PKK militants burn weapons in Iraq to launch disarmament
Thirty Kurdistan Workers Party (PKK) militants burned their weapons at the mouth of a cave in northern Iraq on Friday, marking a symbolic but significant step toward ending a decades-long insurgency against Turkey.
Footage from the ceremony showed the fighters, half of them women, queuing to place AK-47 assault rifles, bandoliers and other guns into a large grey cauldron.
Flames later engulfed the black gun shafts pointed to the sky, as Kurdish, Iraqi and Turkish officials watched nearby.
The PKK, locked in conflict with the Turkish state and outlawed since 1984, decided in May to disband, disarm and end its separatist struggle after a public call to do so from its long-imprisoned leader Abdullah Ocalan.

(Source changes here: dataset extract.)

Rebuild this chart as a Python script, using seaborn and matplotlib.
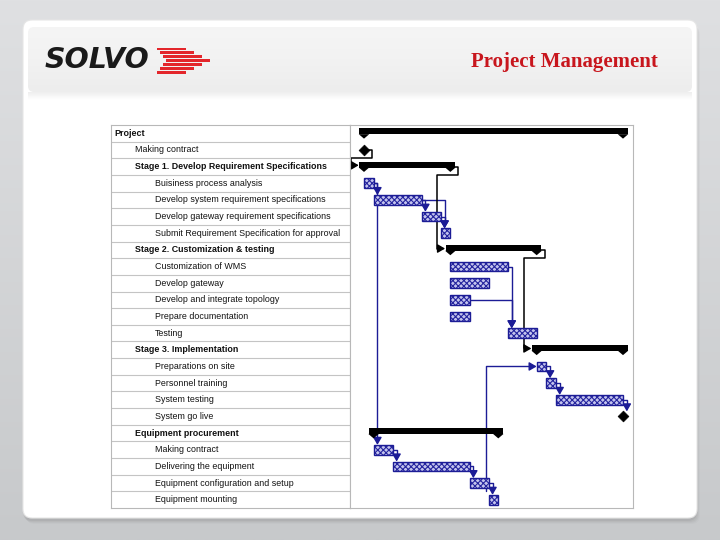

After a series of failed peace efforts, the new initiative could pave the way for Ankara to end an insurgency that has killed over 40,000 people, burdened the economy and wrought deep social and political divisions in Turkey and the wider region.
President Tayyip Erdogan said he hoped the PKK's dissolution would bolster Turkish security and regional stability. "May God grant us success in achieving our goals on this path we walk for the security of our country, the peace of our nation, and the establishment of lasting peace in our region," he said on X.
Friday's ceremony was held at the entrance of the Jasana cave in the town of Dukan, 60 km (37 miles) northwest of Sulaymaniyah in the Kurdistan region of Iraq's north.
The fighters, in beige military fatigues, were flanked by four commanders including senior PKK figure Bese Hozat, who read a statement in Turkish declaring the group's decision to disarm. "We voluntarily destroy our weapons, in your presence, as a step of goodwill and determination," she said, before another commander read the same statement in Kurdish.
Helicopters hovered overhead, with dozens of Iraqi Kurdish security forces surrounding the mountainous area, a Reuters witness said.